Problem — Would you return the run of lines that starts at the one with "Reproduce this chart" and ends at the one with "Chart.register(...registerables);", ends included, exactly as written and without the images?

Dataset content —
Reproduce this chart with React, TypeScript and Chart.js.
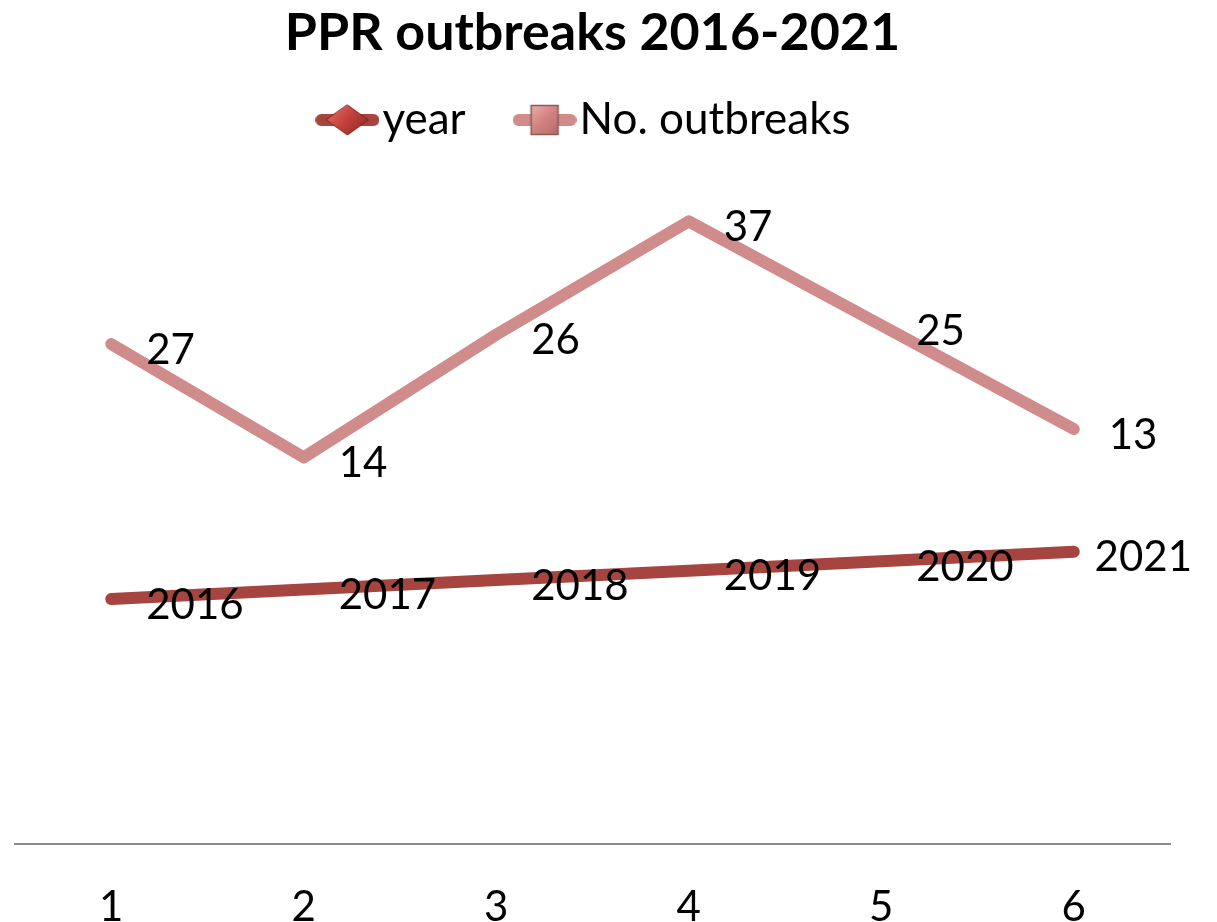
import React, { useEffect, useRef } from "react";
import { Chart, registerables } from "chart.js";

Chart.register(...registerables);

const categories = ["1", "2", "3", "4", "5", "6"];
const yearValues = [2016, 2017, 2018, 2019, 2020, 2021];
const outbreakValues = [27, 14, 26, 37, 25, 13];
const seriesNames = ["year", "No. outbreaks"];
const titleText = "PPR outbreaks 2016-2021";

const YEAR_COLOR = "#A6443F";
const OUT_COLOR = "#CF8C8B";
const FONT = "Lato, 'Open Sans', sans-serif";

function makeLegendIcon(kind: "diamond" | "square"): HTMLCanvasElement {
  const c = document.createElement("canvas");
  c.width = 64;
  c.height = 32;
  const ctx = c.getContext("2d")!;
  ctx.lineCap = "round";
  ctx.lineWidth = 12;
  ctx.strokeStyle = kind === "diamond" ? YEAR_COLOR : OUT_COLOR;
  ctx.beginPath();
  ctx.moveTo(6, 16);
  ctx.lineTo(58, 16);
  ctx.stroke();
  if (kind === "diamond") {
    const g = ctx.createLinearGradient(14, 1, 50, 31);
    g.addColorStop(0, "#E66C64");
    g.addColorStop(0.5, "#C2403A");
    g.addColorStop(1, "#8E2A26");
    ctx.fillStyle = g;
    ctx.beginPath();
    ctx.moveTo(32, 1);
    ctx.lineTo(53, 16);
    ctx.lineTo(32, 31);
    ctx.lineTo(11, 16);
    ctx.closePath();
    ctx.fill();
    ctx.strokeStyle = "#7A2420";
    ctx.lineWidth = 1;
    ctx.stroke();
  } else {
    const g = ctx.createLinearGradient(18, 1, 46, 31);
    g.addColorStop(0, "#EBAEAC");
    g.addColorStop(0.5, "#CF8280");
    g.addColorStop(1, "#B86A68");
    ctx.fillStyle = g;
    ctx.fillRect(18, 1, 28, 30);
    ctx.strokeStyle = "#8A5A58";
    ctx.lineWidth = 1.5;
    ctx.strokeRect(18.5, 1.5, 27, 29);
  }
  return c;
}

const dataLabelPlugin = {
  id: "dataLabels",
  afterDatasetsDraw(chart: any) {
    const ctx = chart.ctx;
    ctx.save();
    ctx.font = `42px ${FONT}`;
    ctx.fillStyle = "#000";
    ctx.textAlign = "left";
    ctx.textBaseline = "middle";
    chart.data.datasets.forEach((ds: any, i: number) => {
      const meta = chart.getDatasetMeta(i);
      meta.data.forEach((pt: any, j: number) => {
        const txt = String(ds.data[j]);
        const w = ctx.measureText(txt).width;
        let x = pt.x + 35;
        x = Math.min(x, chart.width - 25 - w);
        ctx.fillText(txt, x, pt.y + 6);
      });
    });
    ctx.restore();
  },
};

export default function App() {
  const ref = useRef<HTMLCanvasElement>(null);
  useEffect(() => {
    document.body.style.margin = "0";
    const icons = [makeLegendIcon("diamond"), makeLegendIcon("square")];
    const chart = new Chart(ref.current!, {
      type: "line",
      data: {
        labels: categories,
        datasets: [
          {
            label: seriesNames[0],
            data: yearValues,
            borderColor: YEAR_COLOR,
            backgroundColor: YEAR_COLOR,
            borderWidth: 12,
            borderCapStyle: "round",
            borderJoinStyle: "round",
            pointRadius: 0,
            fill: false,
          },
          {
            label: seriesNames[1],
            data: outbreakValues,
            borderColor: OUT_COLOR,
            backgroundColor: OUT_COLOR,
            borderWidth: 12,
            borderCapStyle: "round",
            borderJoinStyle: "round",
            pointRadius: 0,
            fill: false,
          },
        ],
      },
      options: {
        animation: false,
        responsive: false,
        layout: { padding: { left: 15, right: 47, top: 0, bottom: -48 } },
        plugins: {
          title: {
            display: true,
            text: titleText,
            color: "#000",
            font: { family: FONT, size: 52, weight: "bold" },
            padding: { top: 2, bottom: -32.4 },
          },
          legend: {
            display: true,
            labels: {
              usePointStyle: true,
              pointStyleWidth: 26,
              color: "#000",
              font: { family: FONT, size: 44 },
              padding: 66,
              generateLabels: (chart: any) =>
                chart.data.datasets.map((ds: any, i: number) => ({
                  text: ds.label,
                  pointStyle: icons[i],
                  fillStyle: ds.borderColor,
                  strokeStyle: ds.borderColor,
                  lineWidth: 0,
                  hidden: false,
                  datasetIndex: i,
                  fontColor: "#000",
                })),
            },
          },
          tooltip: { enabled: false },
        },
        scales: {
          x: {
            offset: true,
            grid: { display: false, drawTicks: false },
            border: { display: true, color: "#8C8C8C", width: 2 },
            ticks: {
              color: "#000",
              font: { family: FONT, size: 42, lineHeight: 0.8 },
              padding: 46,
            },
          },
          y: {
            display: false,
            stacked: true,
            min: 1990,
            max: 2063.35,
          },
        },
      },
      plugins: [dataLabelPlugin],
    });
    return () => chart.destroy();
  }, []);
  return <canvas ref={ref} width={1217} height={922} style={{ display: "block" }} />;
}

==

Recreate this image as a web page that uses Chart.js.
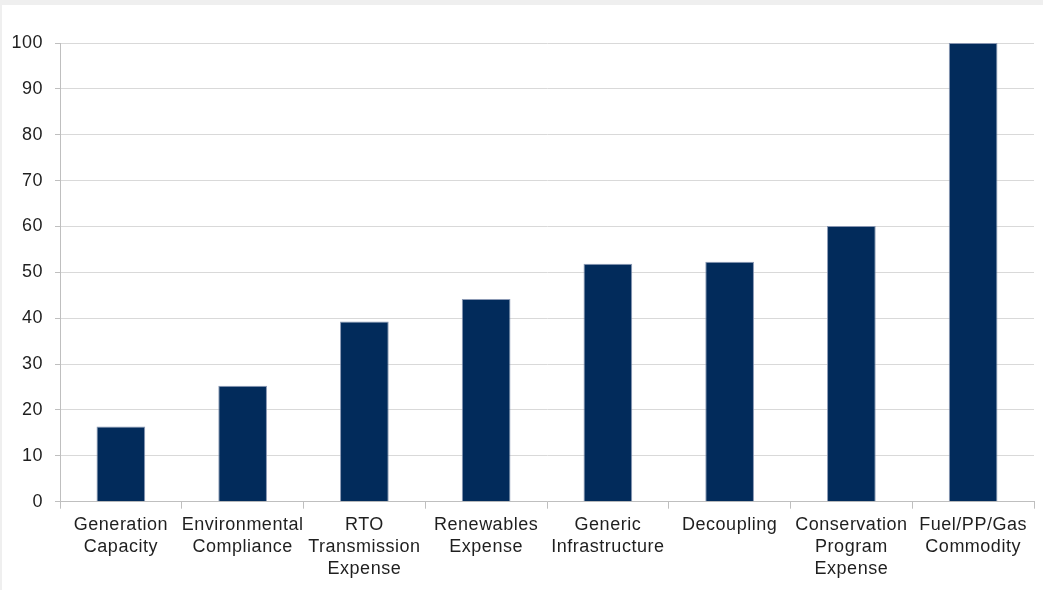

Task output —
Reproduce this chart with React, TypeScript and Chart.js.
import React, { useEffect, useRef } from "react";
import { Chart, registerables } from "chart.js";

Chart.register(...registerables);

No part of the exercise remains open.